● **What is being asked**
Copy out all lines that hold "chart".

▽

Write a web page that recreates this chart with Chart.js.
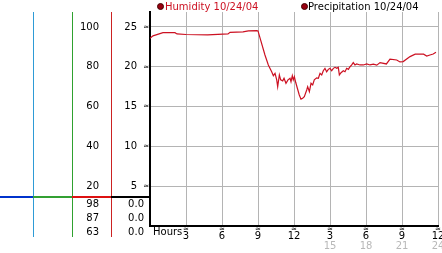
<!DOCTYPE html>
<html>
<head>
<meta charset="utf-8">
<script src="https://cdn.jsdelivr.net/npm/chart.js@4.4.0/dist/chart.umd.min.js"></script>
<style>
  html, body { margin: 0; padding: 0; background: #fff; }
  #wrap { width: 442px; height: 253px; position: relative; }
</style>
</head>
<body>
<div id="wrap"><canvas id="chart"></canvas></div>
<script>
// humidity readings for 10/24/04, hours since midnight
const hours = [0, 0.25, 1.08, 2.08, 2.25, 3, 4.8, 6.5, 6.67, 7.75, 8.2, 8.9, 9,
    9.58, 9.86, 10.14, 10.28, 10.42, 10.56, 10.64, 10.78, 10.89, 11.06, 11.17, 11.33,
    11.5, 11.67, 11.75, 11.86, 11.94, 12.03, 12.14, 12.28, 12.44, 12.58, 12.72, 12.86,
    13.06, 13.14, 13.28, 13.42, 13.56, 13.69, 13.89, 14.03, 14.17, 14.31, 14.44, 14.58,
    14.72, 14.86, 15.0, 15.14, 15.28, 15.42, 15.56, 15.69, 15.78, 15.92, 16.11, 16.25,
    16.39, 16.53, 16.67, 16.81, 16.94, 17.08, 17.22, 17.5, 17.78, 18.06, 18.33, 18.61,
    18.9, 19.17, 19.7, 20, 20.56, 20.83, 21.1, 21.67, 22.1, 22.8, 23.06, 23.33, 23.6, 23.83];
const humidity = [94.3, 95.5, 97.1, 97.1, 96.5, 96.2, 96.0, 96.5, 97.3, 97.5, 98, 98.1, 98,
    85.9, 80.9, 77.5, 75.5, 76.7, 73.4, 70.0, 75.9, 73.4, 72.9, 74.2, 71.7,
    73.4, 74.2, 72.5, 75.5, 73.4, 75.0, 72.2, 69.2, 65.8, 63.7, 64.2, 65.0,
    68.3, 70.0, 67.5, 71.7, 70.9, 73.4, 74.4, 74.2, 76.7, 75.9, 78.0, 79.2,
    77.5, 78.7, 79.2, 78.0, 79.2, 79.7, 79.2, 79.7, 75.9, 77.0, 78.0, 77.5,
    79.2, 78.7, 80.0, 80.9, 82.1, 80.9, 81.4, 80.9, 80.9, 81.4, 80.9, 81.3,
    80.8, 82.1, 81.4, 83.8, 83.4, 82.4, 82.6, 85.1, 86.3, 86.3, 85.4, 85.9, 86.4, 87.3];
const precipHours = [0, 24];
const precipitation = [0.0, 0.0];

const humidityTicks = [20, 40, 60, 80, 100];
const precipTicks = [5, 10, 15, 20, 25];
const hourTicks = [3, 6, 9, 12, 15, 18, 21, 24];
const hourLabels = ['3', '6', '9', '12', '3', '6', '9', '12'];
const hourLabels24 = ['', '', '', '', '15', '18', '21', '24'];
const humidityStats = ['98', '87', '63'];
const precipStats = ['0.0', '0.0', '0.0'];

const FONT = '10px "DejaVu Sans"';

const decor = {
    id: 'decor',
    afterDraw(chart) {
        const ctx = chart.ctx;
        const x = chart.scales.x, y = chart.scales.y;
        const area = chart.chartArea;
        ctx.save();

        // legend
        ctx.font = FONT;
        ctx.textBaseline = 'middle';
        ctx.fillStyle = '#990011';
        ctx.strokeStyle = '#440000';
        ctx.lineWidth = 1;
        [[160.5, 6.5], [304.5, 6.5]].forEach(p => {
            ctx.beginPath();
            ctx.arc(p[0], p[1], 3, 0, Math.PI * 2);
            ctx.fill();
            ctx.stroke();
        });
        ctx.textAlign = 'left';
        ctx.fillStyle = '#cc1122';
        ctx.fillText('Humidity 10/24/04', 165, 7);
        ctx.fillStyle = '#000';
        ctx.fillText('Precipitation 10/24/04', 308, 7);

        // column lines on the left
        const cols = [[33.5, '#2e9bd6'], [72.5, '#2fa12f'], [111.5, '#cc2222']];
        ctx.lineWidth = 1;
        cols.forEach(c => {
            ctx.strokeStyle = c[1];
            ctx.beginPath();
            ctx.moveTo(c[0], area.top);
            ctx.lineTo(c[0], 237);
            ctx.stroke();
        });
        // separator row
        const sepY = 197;
        const segs = [[0, 33, '#0033cc'], [33, 72, '#33a033'], [72, 111, '#dd1111'], [111, area.left, '#000']];
        ctx.lineWidth = 2;
        segs.forEach(s => {
            ctx.strokeStyle = s[2];
            ctx.beginPath();
            ctx.moveTo(s[0], sepY);
            ctx.lineTo(s[1], sepY);
            ctx.stroke();
        });

        // y labels
        ctx.fillStyle = '#000';
        ctx.textAlign = 'right';
        humidityTicks.forEach((v, i) => {
            const py = y.getPixelForValue(v);
            ctx.fillText(String(v), 99, py);
            ctx.fillText(String(precipTicks[i]), 137, py);
            ctx.font = '7px "DejaVu Sans"';
            ctx.fillText('\u2248', 149, py);
            ctx.font = FONT;
        });
        humidityStats.forEach((s, i) => {
            const py = 204 + i * 14;
            ctx.fillText(s, 99, py);
            ctx.fillText(precipStats[i], 144, py);
        });

        // x labels
        ctx.textAlign = 'left';
        ctx.fillText('Hours', 153, 232);
        ctx.textAlign = 'center';
        hourTicks.forEach((h, i) => {
            const px = x.getPixelForValue(h);
            ctx.font = '7px "DejaVu Sans"';
            ctx.fillText('\u2248', px, 229);
            ctx.font = FONT;
            ctx.fillStyle = '#000';
            ctx.fillText(hourLabels[i], px, 236);
            if (hourLabels24[i]) {
                ctx.fillStyle = '#b8b8b8';
                ctx.fillText(hourLabels24[i], px, 246);
            }
            ctx.fillStyle = '#000';
        });
        ctx.restore();
    }
};

new Chart(document.getElementById('chart'), {
    type: 'line',
    data: {
        datasets: [
            {
                label: 'Humidity 10/24/04',
                data: hours.map((h, i) => ({ x: h, y: humidity[i] })),
                borderColor: '#cc1122',
                borderWidth: 1.2,
                pointRadius: 0,
                tension: 0,
                fill: false
            },
            {
                label: 'Precipitation 10/24/04',
                data: precipHours.map((h, i) => ({ x: h, y: precipitation[i] * 4 })),
                borderColor: '#000',
                borderWidth: 2,
                pointRadius: 0,
                fill: false
            }
        ]
    },
    options: {
        responsive: true,
        maintainAspectRatio: false,
        animation: false,
        layout: { padding: { left: 150, right: 4, top: 12, bottom: 27 } },
        plugins: { legend: { display: false }, tooltip: { enabled: false } },
        scales: {
            x: {
                type: 'linear',
                min: 0,
                max: 24,
                afterBuildTicks: s => { s.ticks = hourTicks.map(v => ({ value: v })); },
                ticks: { display: false },
                grid: { color: '#b4b4b4', drawTicks: false },
                border: { color: '#000', width: 2 }
            },
            y: {
                min: 0,
                max: 107.5,
                afterBuildTicks: s => { s.ticks = humidityTicks.map(v => ({ value: v })); },
                ticks: { display: false },
                grid: { color: '#b4b4b4', drawTicks: false },
                border: { color: '#000', width: 2 }
            }
        }
    },
    plugins: [decor]
});
</script>
</body>
</html>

△

● **Solution for this task**
Write a web page that recreates this chart with Chart.js.
<script src="https://cdn.jsdelivr.net/npm/chart.js@4.4.0/dist/chart.umd.min.js"></script>
<div id="wrap"><canvas id="chart"></canvas></div>
    afterDraw(chart) {
        const ctx = chart.ctx;
        const x = chart.scales.x, y = chart.scales.y;
        const area = chart.chartArea;
new Chart(document.getElementById('chart'), {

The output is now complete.